Luxembourg: informed about my rights, I have a more peaceful professional experience

The breastfeeding break helps regulate the body; you take it according to your needs. In Luxembourg, it is either 90 minutes midday or 45 minutes in the morning and 45 minutes in the evening. The employer must accept it with the doctor’s certificate. This fits perfectly with working life in Luxembourg.

When I worked in Belgium, I had no information, so I did not adequately benefit from my rights as a mother.

When I had my 3rd baby in Luxembourg, our in-house lawyer explained everything I needed to know.

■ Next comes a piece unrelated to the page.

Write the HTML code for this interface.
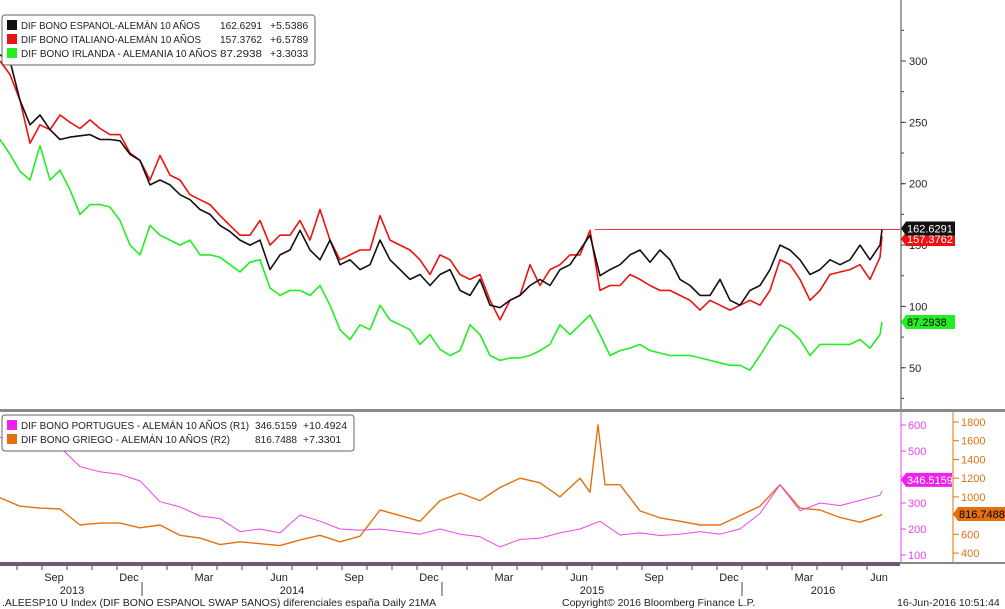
<!DOCTYPE html>
<html><head><meta charset="utf-8">
<style>
body{margin:0;background:#fff;}
svg{display:block;font-family:"Liberation Sans",sans-serif;}
</style></head>
<body>
<svg id="chart" width="1005" height="609" viewBox="0 0 1005 609">
<rect x="0" y="0" width="1005" height="609" fill="#fff"/>
<g id="grid"></g>
<g id="series"></g>
<g id="axes"></g>
<g id="labels"></g>
</svg>
<script>
// ---- data (time in months since 2013-01-01) ----
const topMonths = [5.84,6.24,6.64,7.04,7.44,7.84,8.24,8.64,9.04,9.44,9.84,10.24,10.64,11.04,11.44,11.84,12.24,12.64,13.04,13.44,13.84,14.24,14.64,15.04,15.44,15.84,16.24,16.64,17.04,17.44,17.84,18.24,18.64,19.04,19.44,19.84,20.24,20.64,21.04,21.44,21.84,22.24,22.64,23.04,23.44,23.84,24.24,24.64,25.04,25.44,25.84,26.24,26.64,27.04,27.44,27.84,28.24,28.64,29.04,29.44,29.84,30.24,30.64,31.04,31.44,31.84,32.24,32.64,33.04,33.44,33.84,34.24,34.64,35.04,35.44,35.84,36.24,36.64,37.04,37.44,37.84,38.24,38.64,39.04,39.44,39.84,40.24,40.64,41.04,41.12];
const spainVals = [305,300,268,248,256,244,236,238,239,240,236,236,235,224,219,199,203,199,191,187,179,175,166,161,154,150,154,130,142,146,162,146,138,154,134,138,130,134,154,138,130,122,126,117,126,130,113,109,122,101,99,105,109,117,122,117,130,134,146,158,125,130,134,142,146,136,146,138,122,117,109,109,122,105,101,113,117,130,150,146,138,126,130,138,134,138,150,138,150,162.6291];
const italyVals = [300,289,268,233,248,244,256,250,245,252,245,240,240,225,219,203,223,207,203,191,187,183,174,166,158,158,170,150,158,158,170,154,179,154,138,142,146,146,174,154,150,146,138,126,142,138,126,122,126,105,89,105,109,134,117,130,134,142,142,162,113,117,117,126,122,117,113,113,109,105,97,105,101,97,101,105,101,113,138,134,122,105,113,126,128,130,134,122,140,157.3762];
const irelandVals = [236,224,210,203,231,203,211,195,175,183,183,181,170,150,142,166,158,154,150,154,142,142,140,134,128,136,138,115,109,113,113,109,117,101,81,73,85,81,101,89,85,81,69,77,65,60,64,85,77,60,56,58,58,60,64,69,85,77,85,93,77,60,64,66,69,64,62,60,60,60,58,56,54,52,52,48,60,73,85,81,73,60,69,69,69,69,73,66,77,87.2938];
const portMonths = [5.84,6.64,7.44,8.24,9.04,9.84,10.64,11.44,12.24,13.04,13.84,14.64,15.44,16.24,17.04,17.84,18.64,19.44,20.24,21.04,21.84,22.64,23.44,24.24,25.04,25.84,26.64,27.44,28.24,29.04,29.84,30.64,31.44,32.24,33.04,33.84,34.64,35.44,36.24,37.04,37.84,38.64,39.44,40.24,41.04,41.12];
const portVals = [554,504,520,515,440,420,410,385,305,285,250,240,190,200,185,254,230,200,195,200,190,180,200,180,170,131,160,165,185,200,230,177,185,175,180,190,180,200,260,370,270,300,290,310,330,346.5159];
const greeceMonths = [5.84,6.64,7.44,8.24,9.04,9.84,10.64,11.44,12.24,13.04,13.84,14.64,15.44,16.24,17.04,17.84,18.64,19.44,20.24,21.04,21.84,22.64,23.44,24.24,25.04,25.84,26.64,27.44,28.24,29.04,29.44,29.76,30.04,30.64,31.44,32.24,33.04,33.84,34.64,35.44,36.24,37.04,37.84,38.64,39.44,40.24,41.04,41.12];
const greeceVals = [990,900,880,870,700,720,720,670,700,590,560,490,520,500,480,540,590,520,580,860,800,740,960,1040,960,1100,1200,1150,1000,1200,1050,1770,1130,1130,850,775,740,700,700,800,900,1130,880,860,780,730,800,816.7488];
const topTicks = [50,100,150,200,250,300];
const portTicks = [100,200,300,400,500,600];
const greeceTicks = [400,600,800,1000,1200,1400,1600,1800];
const monthLabels = ["Sep","Dec","Mar","Jun","Sep","Dec","Mar","Jun","Sep","Dec","Mar","Jun"];
const monthLabelPos = [8,11,14,17,20,23,26,29,32,35,38,41];
const yearLabels = ["2013","2014","2015","2016"];
const yearLabelPos = [8.72,17.52,29.52,38.76];
const yearSeps = [11.52,23.52,35.52];

// ---- scales ----
const xS = m => 54 + 25*(m-8);
const yTop = v => 61 + (300-v)*1.227;
const yPort = v => 425 + (600-v)*0.26;
const yGreece = v => 422 + (1800-v)*0.0936;
const NS = "http://www.w3.org/2000/svg";
function mk(tag, attrs, parent){const e=document.createElementNS(NS,tag);for(const k in attrs)e.setAttribute(k,attrs[k]);parent.appendChild(e);return e;}
const G = id => document.getElementById(id);

function line(months, vals, ys, color, name, w){
  let d="";
  for(let i=0;i<vals.length;i++){d+=(i?"L":"M")+xS(months[i]).toFixed(1)+","+ys(vals[i]).toFixed(1);}
  const p=mk("path",{d:d,fill:"none",stroke:color,"stroke-width":w||1.6,"stroke-linejoin":"round"},G("series"));
  
  
}
const refL = mk("line",{x1:595,x2:900,y1:yTop(spainVals[spainVals.length-1]),y2:yTop(spainVals[spainVals.length-1]),stroke:"#e33",'stroke-width':1},G("series"));


line(topMonths, irelandVals, yTop, "#22ee22", "ireland-line");
line(topMonths, italyVals, yTop, "#ee1111", "italy-line");
line(topMonths, spainVals, yTop, "#111111", "spain-line");
line(greeceMonths, greeceVals, yGreece, "#e5700f", "greece-line", 1.4);
line(portMonths, portVals, yPort, "#ee44ee", "portugal-line", 1);

// ---- axes ----
const ax = G("axes");
function T(txt,x,y,opt,parent,name){const t=mk("text",Object.assign({x:x,y:y,"font-size":11,fill:"#222"},opt||{}),parent||G("labels"));t.textContent=txt;return t;}
mk("line",{x1:901,x2:901,y1:0,y2:410,stroke:"#444","stroke-width":1},ax);
mk("rect",{x:0,y:409,width:1005,height:3,fill:"#8a8a8a"},ax);
mk("line",{x1:901,x2:901,y1:412,y2:563,stroke:"#ee44ee","stroke-width":1},ax);
mk("line",{x1:953,x2:953,y1:412,y2:563,stroke:"#e5700f","stroke-width":1},ax);
mk("rect",{x:0,y:562,width:900,height:4,fill:"#6a5a78"},ax);
mk("rect",{x:900,y:562,width:105,height:2,fill:"#888"},ax);
topTicks.forEach(v=>{const y=yTop(v);mk("line",{x1:901,x2:906,y1:y,y2:y,stroke:"#444"},ax);T(String(v),909,y+4,{},null,"y-tick-label");});
for(let v=25;v<=325;v+=25){const y=yTop(v);if(y>5&&y<405)mk("line",{x1:901,x2:904,y1:y,y2:y,stroke:"#444"},ax);}
portTicks.forEach(v=>{const y=yPort(v);mk("line",{x1:901,x2:906,y1:y,y2:y,stroke:"#ee44ee"},ax);T(String(v),908,y+4,{fill:"#ee44ee"},null,"r1-tick-label");});
greeceTicks.forEach(v=>{const y=yGreece(v);mk("line",{x1:953,x2:959,y1:y,y2:y,stroke:"#e5700f"},ax);T(String(v),961,y+4,{fill:"#e5700f"},null,"r2-tick-label");});
for(let m=6;m<=41;m++){const x=xS(m)-12;mk("line",{x1:x,x2:x,y1:566,y2:570,stroke:"#444"},ax);}
monthLabels.forEach((s,i)=>T(s,xS(monthLabelPos[i]),581,{"text-anchor":"middle"},null,"x-month-label"));
yearLabels.forEach((s,i)=>T(s,xS(yearLabelPos[i]),594,{"text-anchor":"middle"},null,"x-year-label"));
yearSeps.forEach(m=>{const x=xS(m);mk("line",{x1:x,x2:x,y1:582,y2:596,stroke:"#444"},ax);});

// value tags
function tag(x,y,w,txt,bg,fg,name){const g=mk("g",{},G("labels"));
 mk("path",{d:`M${x},${y} L${x+5},${y-7} L${x+w},${y-7} L${x+w},${y+7} L${x+5},${y+7} Z`,fill:bg},g);
 const t=mk("text",{x:x+6,y:y+4,"font-size":11,fill:fg},g);t.textContent=txt;}
tag(901,yTop(157.3762)+3,54,"157.3762","#ee1111","#fff","italy-value-tag");
tag(901,yTop(162.6291)-1,54,"162.6291","#111","#fff","spain-value-tag");
tag(901,yTop(87.2938),54,"87.2938","#22ee22","#000","ireland-value-tag");
tag(901,yPort(346.5159)-11,51,"346.5159","#ee22ee","#fff","portugal-value-tag");
tag(953,yGreece(816.7488),52,"816.7488","#e5700f","#000","greece-value-tag");

// legends
function legend(x,y,w,rows,name){const g=mk("g",{},G("labels"));
 mk("rect",{x:x,y:y,width:w,height:rows.length*14+8,rx:3,fill:"#fff",stroke:"#666"},g);
 rows.forEach((r,i)=>{const yy=y+5+i*14;mk("rect",{x:x+5,y:yy,width:10,height:10,fill:r[0]},g);
  const t=mk("text",{x:x+19,y:yy+9,"font-size":10.5,fill:"#222",textLength:r[6],lengthAdjust:"spacingAndGlyphs"},g);t.textContent=r[1];
  const t2=mk("text",{x:x+r[4],y:yy+9,"font-size":10.5,fill:"#222",textLength:42,lengthAdjust:"spacingAndGlyphs"},g);t2.textContent=r[2];
  const t3=mk("text",{x:x+r[5],y:yy+9,"font-size":10.5,fill:"#222"},g);t3.textContent=r[3];});}
legend(2,15,313,[["#111","DIF BONO ESPANOL-ALEMÁN 10 AÑOS","162.6291","+5.5386",218,268,179],["#ee1111","DIF BONO ITALIANO-ALEMÁN 10 AÑOS","157.3762","+6.5789",218,268,180],["#22ee22","DIF BONO IRLANDA - ALEMANIA 10 AÑOS","87.2938","+3.3033",218,268,196]],"top-legend");
legend(2,415,352,[["#ee22ee","DIF BONO PORTUGUES - ALEMÁN 10 AÑOS (R1)","346.5159","+10.4924",253,301,228],["#e5700f","DIF BONO GRIEGO - ALEMÁN 10 AÑOS (R2)","816.7488","+7.3301",253,301,209]],"bottom-legend");

T(".ALEESP10 U Index (DIF BONO ESPANOL SWAP 5ANOS) diferenciales españa  Daily 21MA",2,606,{"font-size":10.5},null,"footer-title");
T("Copyright© 2016 Bloomberg Finance L.P.",562,606,{"font-size":10.5},null,"footer-copyright");
T("16-Jun-2016 10:51:44",897,606,{"font-size":10.5},null,"footer-timestamp");
</script>
</body></html>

It is essential to recognise that laws and policies are in place to protect the rights of pregnant women, mothers and parents. Asking questions and seeking to understand your rights is an essential and legitimate act.

I don't regret my determination to breastfeed, as breastfeeding played a crucial role in my daughter's recovery during an outbreak of severe bronchiolitis. She refused any other form of food and only accepted the breast. Breastfeeding has been a source of healing. The antibodies in my breast milk strengthened her immune system, helping her fight the infection more effectively and avoiding a hospital stay. The soothing and pain-relieving effects of breastfeeding helped her hold on while other daycare friends were in the ER. She spent 5 days skin to skin against me to regain her strength.

The fear of stigma can be very real in many contexts, and it can be particularly difficult for women in these situations. However, the law allows you to organise yourself well for your baby without compromising your role as an employee.

These 90 minutes that the law offers us are fundamental: this is how the body understands that it can continue to produce milk without the physical presence of its baby during our working day.